Thank you, Vicky, for such a lovely introduction—the admiration is mutual. Good morning everyone. I am so happy to be here in celebration with you all today. I am going to start with a story. It is a story about separation and interconnection.

It happened one august day while I was at work. I work at the Urban Rest Stop, a hygiene center that provides free showers and laundry for homeless folks. I was sitting at the makeshift reception desk; it is a blue tin box pushed in the corner of our facility. Condensation dripped down the tiled walls, which is what happens when you run showers for nine hours a day during a heat wave. Basically, I work in a sauna. As I sat there, fanning myself with some housing brochures, a regular patron named Greg walked in. I hadn’t seen him in a while so we headed outside to the stoop find space and fresh air so we could chat.

Greg had been trying to find housing for some time, and so I was thrilled to hear that he had just spent the week touring apartments. His recent birthday qualified him for low income senior housing. He told me, jokingly, that at the last place he visited, some of the older ladies who lived in the complex wandered out into the hall and gave him the once-over. He said, “Yeah, I’m 65, fresh meat!”

After I finished laughing I said, Greg, all joking aside, I’m stoked. I am so excited for you. This might be the last time we see you here!

His smile dropped just slightly. He said, I’m excited too. But I don’t know if it’s gonna work out. It’s really far away from work.

I asked what he did for work and he replied: have I not told you? I’ve been the head chef at a UW fraternity for 25 years.

I don’t remember what I said next. I just remember thinking: woah.

This story has stuck with me ever since. I return to it often, trying to puzzle through the mixture of emotions I felt when Greg told me that.

I realize now that I had unintentionally constructed a wall between my life as a student on campus and my job in the community. Hearing Greg’s story shattered that wall. My two worlds were not separate, but intimately in relation.

I am proud to be graduating from the University of Washington. I am proud of each of one of us graduating here today.

Yet I am also ambivalent. The success of this University, and of each of us, is only possible because of the work of people like Greg1, who nourish our bodies, people who take care of this university and its students. I feel torn because this work and the people who do it are far too often undervalued and unrecognized. It shows up often for me. For instance, the custodians at our school, many of whom are people of color and immigrants to this country, work hard to make sure our classrooms are clean and safe spaces conducive to learning. Yet they are asked to clean an impossible number of rooms per hour, for little pay, and are subjected to frequent shift changes. People who support this university and its students, but are not supported in return.
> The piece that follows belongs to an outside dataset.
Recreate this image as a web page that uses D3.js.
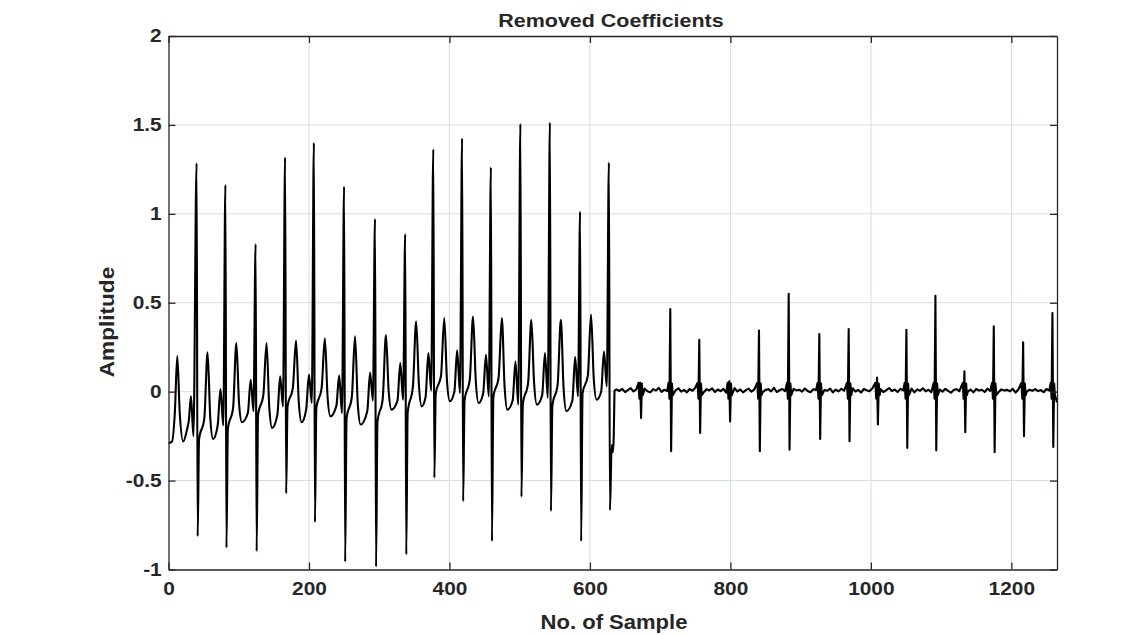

I still feel very much torn. My time at the University of Washington has challenged me to grow and stretch in ways I could never have imagined. I have formed relationships that will last long after I leave this campus. And yet it occurs side by side with, it is sustained by, so much injustice. These are the kinds of interconnections that are obscured by the wall I had built to separate my school and work lives.
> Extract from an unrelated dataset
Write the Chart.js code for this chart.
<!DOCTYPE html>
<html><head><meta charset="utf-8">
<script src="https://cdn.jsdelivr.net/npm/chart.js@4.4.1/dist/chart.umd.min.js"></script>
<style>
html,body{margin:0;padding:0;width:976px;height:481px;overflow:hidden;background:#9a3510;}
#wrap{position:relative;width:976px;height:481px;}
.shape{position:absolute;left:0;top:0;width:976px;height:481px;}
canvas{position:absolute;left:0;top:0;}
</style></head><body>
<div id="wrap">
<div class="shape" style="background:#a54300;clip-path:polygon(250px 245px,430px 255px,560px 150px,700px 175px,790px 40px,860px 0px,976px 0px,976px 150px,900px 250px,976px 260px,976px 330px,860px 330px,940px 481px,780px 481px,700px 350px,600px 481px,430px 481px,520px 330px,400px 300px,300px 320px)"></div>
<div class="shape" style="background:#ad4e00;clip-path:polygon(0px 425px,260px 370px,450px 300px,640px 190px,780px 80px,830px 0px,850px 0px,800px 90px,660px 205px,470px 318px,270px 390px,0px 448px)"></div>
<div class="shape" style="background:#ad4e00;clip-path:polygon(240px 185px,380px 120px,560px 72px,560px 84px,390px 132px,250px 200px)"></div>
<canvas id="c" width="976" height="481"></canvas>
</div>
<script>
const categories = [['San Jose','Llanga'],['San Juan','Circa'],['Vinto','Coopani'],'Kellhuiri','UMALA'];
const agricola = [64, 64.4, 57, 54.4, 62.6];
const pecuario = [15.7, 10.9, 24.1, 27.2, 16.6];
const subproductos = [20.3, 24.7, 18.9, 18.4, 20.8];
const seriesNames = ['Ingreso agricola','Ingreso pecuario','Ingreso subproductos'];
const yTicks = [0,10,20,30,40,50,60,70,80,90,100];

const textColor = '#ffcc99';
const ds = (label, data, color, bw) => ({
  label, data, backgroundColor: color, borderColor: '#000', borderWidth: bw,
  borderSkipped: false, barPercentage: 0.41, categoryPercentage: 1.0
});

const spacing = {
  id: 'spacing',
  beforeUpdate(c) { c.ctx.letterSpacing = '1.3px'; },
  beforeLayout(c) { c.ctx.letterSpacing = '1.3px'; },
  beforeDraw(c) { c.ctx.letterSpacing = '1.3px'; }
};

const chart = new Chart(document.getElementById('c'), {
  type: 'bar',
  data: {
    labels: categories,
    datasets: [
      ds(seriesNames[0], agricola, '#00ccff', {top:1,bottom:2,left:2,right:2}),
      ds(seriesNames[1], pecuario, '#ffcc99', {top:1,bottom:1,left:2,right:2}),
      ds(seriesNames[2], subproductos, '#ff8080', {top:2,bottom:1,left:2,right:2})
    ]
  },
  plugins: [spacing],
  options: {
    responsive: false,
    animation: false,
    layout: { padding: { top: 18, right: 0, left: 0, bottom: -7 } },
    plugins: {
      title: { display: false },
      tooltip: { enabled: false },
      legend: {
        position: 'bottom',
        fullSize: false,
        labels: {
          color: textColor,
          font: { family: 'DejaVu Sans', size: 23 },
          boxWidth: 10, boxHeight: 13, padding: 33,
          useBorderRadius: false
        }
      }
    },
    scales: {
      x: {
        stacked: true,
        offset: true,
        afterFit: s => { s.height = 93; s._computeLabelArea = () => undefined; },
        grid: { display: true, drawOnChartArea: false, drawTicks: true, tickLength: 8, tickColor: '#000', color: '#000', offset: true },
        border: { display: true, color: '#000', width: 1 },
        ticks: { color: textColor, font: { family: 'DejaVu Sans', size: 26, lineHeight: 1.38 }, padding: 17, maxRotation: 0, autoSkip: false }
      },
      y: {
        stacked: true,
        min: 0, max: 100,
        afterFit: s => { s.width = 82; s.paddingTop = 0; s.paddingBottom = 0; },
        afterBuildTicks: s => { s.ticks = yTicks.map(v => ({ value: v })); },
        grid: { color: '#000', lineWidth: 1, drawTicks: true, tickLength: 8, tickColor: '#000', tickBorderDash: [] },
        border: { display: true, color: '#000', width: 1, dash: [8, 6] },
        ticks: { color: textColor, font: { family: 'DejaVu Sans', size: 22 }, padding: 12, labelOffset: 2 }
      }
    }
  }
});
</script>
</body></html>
Here today, we celebrate a moment often said to mark a different kind of separation. That between “The Real World” and whatever apparently fictitious world we have lived in up until this point. Obviously, it is not a different world. This moment carries with it the diversity of our experiences and learnings from the past years, both the joyful and the unfortunate. It will be a transition for sure, for each of us in different ways.
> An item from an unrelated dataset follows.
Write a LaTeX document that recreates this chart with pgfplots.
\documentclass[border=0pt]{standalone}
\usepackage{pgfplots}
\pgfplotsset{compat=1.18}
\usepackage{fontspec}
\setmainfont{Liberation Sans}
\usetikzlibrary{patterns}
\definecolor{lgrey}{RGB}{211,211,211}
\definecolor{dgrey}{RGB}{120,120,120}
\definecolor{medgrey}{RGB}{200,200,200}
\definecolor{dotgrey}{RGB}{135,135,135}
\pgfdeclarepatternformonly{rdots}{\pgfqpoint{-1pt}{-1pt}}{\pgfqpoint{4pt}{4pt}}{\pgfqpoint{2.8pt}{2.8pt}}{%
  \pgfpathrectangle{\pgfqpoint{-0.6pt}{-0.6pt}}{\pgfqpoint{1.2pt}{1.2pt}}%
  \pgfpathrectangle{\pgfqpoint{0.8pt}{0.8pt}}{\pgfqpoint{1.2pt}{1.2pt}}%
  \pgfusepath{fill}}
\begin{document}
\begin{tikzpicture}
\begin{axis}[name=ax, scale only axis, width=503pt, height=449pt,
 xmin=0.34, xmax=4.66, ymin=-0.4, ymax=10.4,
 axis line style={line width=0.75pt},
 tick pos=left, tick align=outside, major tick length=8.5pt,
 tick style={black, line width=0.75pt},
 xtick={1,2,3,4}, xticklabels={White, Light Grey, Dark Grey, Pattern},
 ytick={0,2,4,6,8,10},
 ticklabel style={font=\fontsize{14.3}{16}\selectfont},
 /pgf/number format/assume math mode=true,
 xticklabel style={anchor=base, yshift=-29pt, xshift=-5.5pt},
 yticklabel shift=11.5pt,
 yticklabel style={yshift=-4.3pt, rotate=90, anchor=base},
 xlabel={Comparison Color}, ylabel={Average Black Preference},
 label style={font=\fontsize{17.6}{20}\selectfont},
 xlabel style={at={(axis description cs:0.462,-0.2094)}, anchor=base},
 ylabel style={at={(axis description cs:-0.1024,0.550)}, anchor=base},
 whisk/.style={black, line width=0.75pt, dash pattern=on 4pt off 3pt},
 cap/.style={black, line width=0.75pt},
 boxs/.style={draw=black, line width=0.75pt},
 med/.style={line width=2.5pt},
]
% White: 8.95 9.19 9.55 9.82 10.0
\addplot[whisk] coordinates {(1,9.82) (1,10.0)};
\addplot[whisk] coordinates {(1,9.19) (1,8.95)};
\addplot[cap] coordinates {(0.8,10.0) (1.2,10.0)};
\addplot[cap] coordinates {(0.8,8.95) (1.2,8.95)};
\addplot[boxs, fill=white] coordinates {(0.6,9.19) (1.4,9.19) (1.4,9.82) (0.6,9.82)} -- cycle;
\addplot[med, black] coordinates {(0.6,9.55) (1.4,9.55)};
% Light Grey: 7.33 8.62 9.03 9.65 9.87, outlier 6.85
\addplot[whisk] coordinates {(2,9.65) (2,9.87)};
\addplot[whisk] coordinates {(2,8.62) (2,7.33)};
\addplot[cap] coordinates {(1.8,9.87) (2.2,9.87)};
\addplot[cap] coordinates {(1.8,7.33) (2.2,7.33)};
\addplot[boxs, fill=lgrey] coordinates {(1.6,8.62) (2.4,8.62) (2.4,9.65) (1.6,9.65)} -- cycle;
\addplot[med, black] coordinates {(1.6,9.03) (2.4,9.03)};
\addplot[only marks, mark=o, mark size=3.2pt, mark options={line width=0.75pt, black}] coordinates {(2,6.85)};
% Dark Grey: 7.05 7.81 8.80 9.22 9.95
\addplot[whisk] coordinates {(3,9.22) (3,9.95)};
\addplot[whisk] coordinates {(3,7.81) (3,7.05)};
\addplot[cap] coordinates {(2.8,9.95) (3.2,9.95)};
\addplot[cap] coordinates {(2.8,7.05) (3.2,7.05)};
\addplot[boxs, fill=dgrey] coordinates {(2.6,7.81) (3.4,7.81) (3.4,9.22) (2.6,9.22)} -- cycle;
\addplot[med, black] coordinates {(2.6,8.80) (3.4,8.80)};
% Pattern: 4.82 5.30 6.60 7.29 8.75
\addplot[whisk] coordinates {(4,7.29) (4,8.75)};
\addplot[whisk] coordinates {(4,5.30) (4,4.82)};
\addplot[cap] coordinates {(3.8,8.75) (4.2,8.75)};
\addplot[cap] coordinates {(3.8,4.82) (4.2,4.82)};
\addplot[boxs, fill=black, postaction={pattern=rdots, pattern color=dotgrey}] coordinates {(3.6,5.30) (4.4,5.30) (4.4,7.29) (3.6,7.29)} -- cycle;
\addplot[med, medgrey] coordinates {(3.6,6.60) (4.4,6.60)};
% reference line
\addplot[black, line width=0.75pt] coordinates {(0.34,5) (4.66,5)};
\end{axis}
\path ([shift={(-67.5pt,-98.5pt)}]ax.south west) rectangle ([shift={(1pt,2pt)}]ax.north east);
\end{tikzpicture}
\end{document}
And I tell this story about Greg and me because it reminds me of something I have learned during my time at UW that I hope to carry with me through this transition. And that is a posture of listening, and critical questioning. A disposition that seeks out interconnection, especially when it is obscured by ourselves and others. That asks: why is it so difficult for Greg to find an affordable place to live near where he works? Why is it that this undervalued, unrecognized work is disproportionately done by people of color and women? It is not a matter of knowing, there are no easy answers to these questions. It’s a matter of thinking. An exacting curiosity.

This way of thinking is something I believe the Honors Program in particular has emphasized. In fact, it was in connection with an Honors class, taught by Vicky, that I first started volunteering at the Urban Rest Stop. While we majored in different subjects, through our honors courses we were all asked to think about the world a little differently than we had before. It is one of the things I value most about my time at college. And I invite all of you in this room, graduates and friends, to also remember this posture, as you go on to do all the amazing things I know you are going to do.

And that note brings me to my closing thought. It is so perfect that we are here celebrating this moment with those we love and care about. Because it is not a moment we have reached on our own, by any means. Rather, it is made possible by our families, our peers, professors, advisors, other staff members whose support has been generous and endless. And by those like Greg, whose work I have not always seen, whose work I have not always appreciated. I am humbled by your care, I am inspired by it. Yes, let’s celebrate those of us exiting the university today, and let’s also celebrate all of those who have made this moment possible through everyday acts of care. So with that, a huge congratulations to all. Thank you for your kind attention, I am honored to be a part of your celebration. Thank you.

Stella Jones
Bachelor of Arts in Geography with College Honors
Class of 2015-16


The name and some other identifying information has been changed to protect Greg’s anonymity.